Short problem:
Reproduce all of the data below without alteration; exclude every picture.

━━━ Information shown ━━━

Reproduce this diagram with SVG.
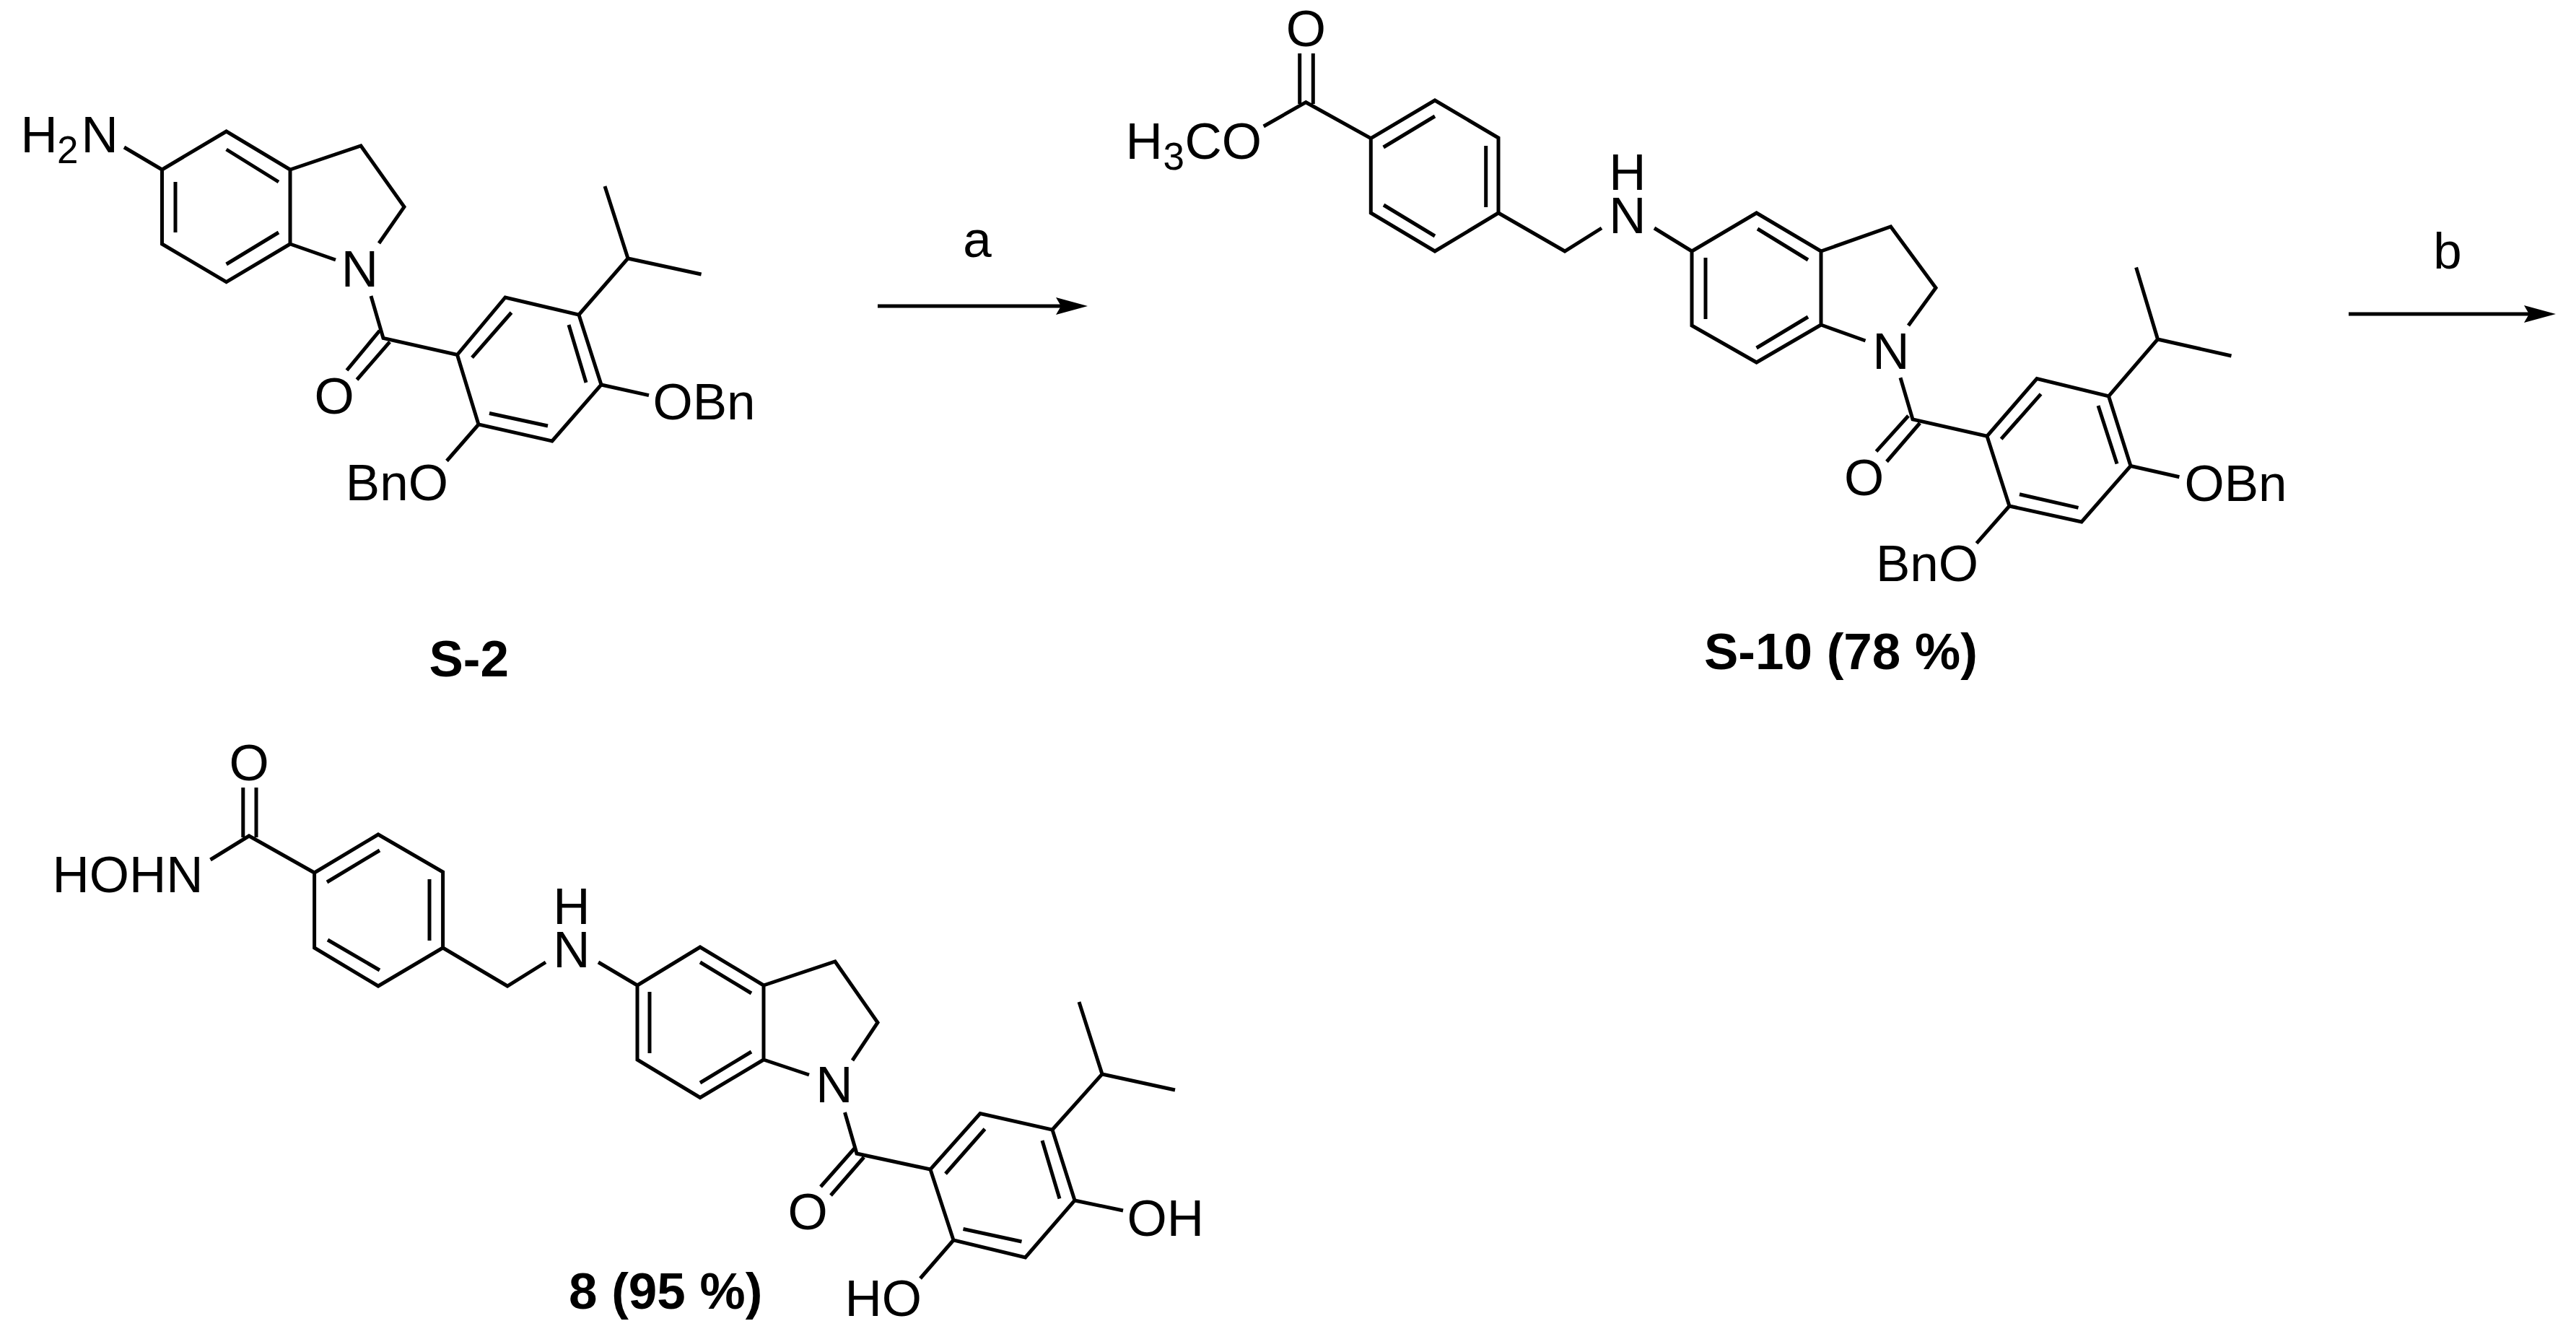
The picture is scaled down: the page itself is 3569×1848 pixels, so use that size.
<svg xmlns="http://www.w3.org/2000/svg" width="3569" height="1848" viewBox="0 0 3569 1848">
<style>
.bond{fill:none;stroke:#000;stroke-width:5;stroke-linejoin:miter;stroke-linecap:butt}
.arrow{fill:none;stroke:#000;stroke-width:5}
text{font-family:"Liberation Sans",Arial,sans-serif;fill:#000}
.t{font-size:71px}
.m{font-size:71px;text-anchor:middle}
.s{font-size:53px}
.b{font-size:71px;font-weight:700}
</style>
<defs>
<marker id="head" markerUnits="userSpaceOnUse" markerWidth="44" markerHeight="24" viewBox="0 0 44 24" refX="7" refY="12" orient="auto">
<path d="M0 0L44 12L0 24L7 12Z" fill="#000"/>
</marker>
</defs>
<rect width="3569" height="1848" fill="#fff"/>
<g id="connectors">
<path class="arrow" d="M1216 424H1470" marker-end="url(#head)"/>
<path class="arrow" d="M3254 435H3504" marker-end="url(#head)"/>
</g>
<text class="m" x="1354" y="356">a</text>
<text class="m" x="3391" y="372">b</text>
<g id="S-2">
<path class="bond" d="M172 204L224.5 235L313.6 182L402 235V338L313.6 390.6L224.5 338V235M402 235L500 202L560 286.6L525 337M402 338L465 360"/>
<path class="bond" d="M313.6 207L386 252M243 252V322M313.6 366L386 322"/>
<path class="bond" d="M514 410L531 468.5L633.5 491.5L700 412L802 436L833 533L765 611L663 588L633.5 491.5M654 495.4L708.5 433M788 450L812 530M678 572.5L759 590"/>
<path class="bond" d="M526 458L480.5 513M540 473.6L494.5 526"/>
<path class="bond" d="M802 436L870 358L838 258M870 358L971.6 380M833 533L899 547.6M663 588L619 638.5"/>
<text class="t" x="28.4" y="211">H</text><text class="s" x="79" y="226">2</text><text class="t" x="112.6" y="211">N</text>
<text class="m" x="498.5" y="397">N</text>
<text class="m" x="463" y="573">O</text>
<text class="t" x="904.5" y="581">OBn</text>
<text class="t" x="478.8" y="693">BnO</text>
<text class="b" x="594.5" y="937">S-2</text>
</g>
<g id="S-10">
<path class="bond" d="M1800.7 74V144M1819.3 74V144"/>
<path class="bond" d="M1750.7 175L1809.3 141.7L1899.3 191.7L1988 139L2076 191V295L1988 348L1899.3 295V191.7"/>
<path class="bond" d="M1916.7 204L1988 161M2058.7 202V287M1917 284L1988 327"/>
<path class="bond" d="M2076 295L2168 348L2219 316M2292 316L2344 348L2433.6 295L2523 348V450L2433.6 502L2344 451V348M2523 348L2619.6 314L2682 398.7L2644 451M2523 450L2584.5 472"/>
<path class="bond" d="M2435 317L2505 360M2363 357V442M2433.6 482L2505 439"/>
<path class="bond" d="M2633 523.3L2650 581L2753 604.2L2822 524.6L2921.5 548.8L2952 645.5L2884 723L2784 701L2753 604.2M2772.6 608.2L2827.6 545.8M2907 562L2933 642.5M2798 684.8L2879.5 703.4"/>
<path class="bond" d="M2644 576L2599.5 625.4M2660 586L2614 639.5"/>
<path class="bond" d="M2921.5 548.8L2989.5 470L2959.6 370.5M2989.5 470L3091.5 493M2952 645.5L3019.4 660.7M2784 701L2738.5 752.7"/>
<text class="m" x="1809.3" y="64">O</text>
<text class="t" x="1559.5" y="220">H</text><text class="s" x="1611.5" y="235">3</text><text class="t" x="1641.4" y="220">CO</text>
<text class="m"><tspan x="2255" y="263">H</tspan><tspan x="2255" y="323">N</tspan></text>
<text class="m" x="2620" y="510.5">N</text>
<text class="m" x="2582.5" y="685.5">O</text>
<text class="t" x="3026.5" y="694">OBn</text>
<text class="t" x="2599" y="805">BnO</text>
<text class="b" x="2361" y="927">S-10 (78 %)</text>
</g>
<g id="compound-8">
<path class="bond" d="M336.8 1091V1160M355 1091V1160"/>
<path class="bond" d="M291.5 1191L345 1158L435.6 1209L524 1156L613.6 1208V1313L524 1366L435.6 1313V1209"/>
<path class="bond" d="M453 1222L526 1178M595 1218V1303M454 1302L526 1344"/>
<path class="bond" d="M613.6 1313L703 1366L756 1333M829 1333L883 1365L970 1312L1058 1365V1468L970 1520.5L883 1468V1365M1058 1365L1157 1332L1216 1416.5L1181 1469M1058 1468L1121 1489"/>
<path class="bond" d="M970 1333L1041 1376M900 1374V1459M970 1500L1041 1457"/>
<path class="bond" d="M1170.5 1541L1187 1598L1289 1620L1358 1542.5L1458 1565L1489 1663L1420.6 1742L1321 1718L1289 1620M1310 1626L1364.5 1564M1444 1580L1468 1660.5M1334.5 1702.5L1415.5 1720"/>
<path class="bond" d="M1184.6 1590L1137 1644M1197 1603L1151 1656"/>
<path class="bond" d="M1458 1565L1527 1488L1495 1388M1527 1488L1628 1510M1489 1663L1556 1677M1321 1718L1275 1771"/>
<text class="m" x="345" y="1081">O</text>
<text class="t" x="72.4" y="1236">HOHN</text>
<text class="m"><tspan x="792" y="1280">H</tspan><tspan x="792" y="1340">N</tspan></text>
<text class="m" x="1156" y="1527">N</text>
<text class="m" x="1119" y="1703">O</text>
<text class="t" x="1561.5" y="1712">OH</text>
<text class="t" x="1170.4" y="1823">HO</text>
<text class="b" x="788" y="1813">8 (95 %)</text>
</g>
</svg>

━━━

Problem solution:
Reproduce this diagram with SVG.
The picture is scaled down: the page itself is 3569×1848 pixels, so use that size.
<svg xmlns="http://www.w3.org/2000/svg" width="3569" height="1848" viewBox="0 0 3569 1848">
<style>
.bond{fill:none;stroke:#000;stroke-width:5;stroke-linejoin:miter;stroke-linecap:butt}
.arrow{fill:none;stroke:#000;stroke-width:5}
text{font-family:"Liberation Sans",Arial,sans-serif;fill:#000}
.t{font-size:71px}
.m{font-size:71px;text-anchor:middle}
.s{font-size:53px}
.b{font-size:71px;font-weight:700}
</style>
<defs>
<marker id="head" markerUnits="userSpaceOnUse" markerWidth="44" markerHeight="24" viewBox="0 0 44 24" refX="7" refY="12" orient="auto">
<path d="M0 0L44 12L0 24L7 12Z" fill="#000"/>
</marker>
</defs>
<rect width="3569" height="1848" fill="#fff"/>
<g id="connectors">
<path class="arrow" d="M1216 424H1470" marker-end="url(#head)"/>
<path class="arrow" d="M3254 435H3504" marker-end="url(#head)"/>
</g>
<text class="m" x="1354" y="356">a</text>
<text class="m" x="3391" y="372">b</text>
<g id="S-2">
<path class="bond" d="M172 204L224.5 235L313.6 182L402 235V338L313.6 390.6L224.5 338V235M402 235L500 202L560 286.6L525 337M402 338L465 360"/>
<path class="bond" d="M313.6 207L386 252M243 252V322M313.6 366L386 322"/>
<path class="bond" d="M514 410L531 468.5L633.5 491.5L700 412L802 436L833 533L765 611L663 588L633.5 491.5M654 495.4L708.5 433M788 450L812 530M678 572.5L759 590"/>
<path class="bond" d="M526 458L480.5 513M540 473.6L494.5 526"/>
<path class="bond" d="M802 436L870 358L838 258M870 358L971.6 380M833 533L899 547.6M663 588L619 638.5"/>
<text class="t" x="28.4" y="211">H</text><text class="s" x="79" y="226">2</text><text class="t" x="112.6" y="211">N</text>
<text class="m" x="498.5" y="397">N</text>
<text class="m" x="463" y="573">O</text>
<text class="t" x="904.5" y="581">OBn</text>
<text class="t" x="478.8" y="693">BnO</text>
<text class="b" x="594.5" y="937">S-2</text>
</g>
<g id="S-10">
<path class="bond" d="M1800.7 74V144M1819.3 74V144"/>
<path class="bond" d="M1750.7 175L1809.3 141.7L1899.3 191.7L1988 139L2076 191V295L1988 348L1899.3 295V191.7"/>
<path class="bond" d="M1916.7 204L1988 161M2058.7 202V287M1917 284L1988 327"/>
<path class="bond" d="M2076 295L2168 348L2219 316M2292 316L2344 348L2433.6 295L2523 348V450L2433.6 502L2344 451V348M2523 348L2619.6 314L2682 398.7L2644 451M2523 450L2584.5 472"/>
<path class="bond" d="M2435 317L2505 360M2363 357V442M2433.6 482L2505 439"/>
<path class="bond" d="M2633 523.3L2650 581L2753 604.2L2822 524.6L2921.5 548.8L2952 645.5L2884 723L2784 701L2753 604.2M2772.6 608.2L2827.6 545.8M2907 562L2933 642.5M2798 684.8L2879.5 703.4"/>
<path class="bond" d="M2644 576L2599.5 625.4M2660 586L2614 639.5"/>
<path class="bond" d="M2921.5 548.8L2989.5 470L2959.6 370.5M2989.5 470L3091.5 493M2952 645.5L3019.4 660.7M2784 701L2738.5 752.7"/>
<text class="m" x="1809.3" y="64">O</text>
<text class="t" x="1559.5" y="220">H</text><text class="s" x="1611.5" y="235">3</text><text class="t" x="1641.4" y="220">CO</text>
<text class="m"><tspan x="2255" y="263">H</tspan><tspan x="2255" y="323">N</tspan></text>
<text class="m" x="2620" y="510.5">N</text>
<text class="m" x="2582.5" y="685.5">O</text>
<text class="t" x="3026.5" y="694">OBn</text>
<text class="t" x="2599" y="805">BnO</text>
<text class="b" x="2361" y="927">S-10 (78 %)</text>
</g>
<g id="compound-8">
<path class="bond" d="M336.8 1091V1160M355 1091V1160"/>
<path class="bond" d="M291.5 1191L345 1158L435.6 1209L524 1156L613.6 1208V1313L524 1366L435.6 1313V1209"/>
<path class="bond" d="M453 1222L526 1178M595 1218V1303M454 1302L526 1344"/>
<path class="bond" d="M613.6 1313L703 1366L756 1333M829 1333L883 1365L970 1312L1058 1365V1468L970 1520.5L883 1468V1365M1058 1365L1157 1332L1216 1416.5L1181 1469M1058 1468L1121 1489"/>
<path class="bond" d="M970 1333L1041 1376M900 1374V1459M970 1500L1041 1457"/>
<path class="bond" d="M1170.5 1541L1187 1598L1289 1620L1358 1542.5L1458 1565L1489 1663L1420.6 1742L1321 1718L1289 1620M1310 1626L1364.5 1564M1444 1580L1468 1660.5M1334.5 1702.5L1415.5 1720"/>
<path class="bond" d="M1184.6 1590L1137 1644M1197 1603L1151 1656"/>
<path class="bond" d="M1458 1565L1527 1488L1495 1388M1527 1488L1628 1510M1489 1663L1556 1677M1321 1718L1275 1771"/>
<text class="m" x="345" y="1081">O</text>
<text class="t" x="72.4" y="1236">HOHN</text>
<text class="m"><tspan x="792" y="1280">H</tspan><tspan x="792" y="1340">N</tspan></text>
<text class="m" x="1156" y="1527">N</text>
<text class="m" x="1119" y="1703">O</text>
<text class="t" x="1561.5" y="1712">OH</text>
<text class="t" x="1170.4" y="1823">HO</text>
<text class="b" x="788" y="1813">8 (95 %)</text>
</g>
</svg>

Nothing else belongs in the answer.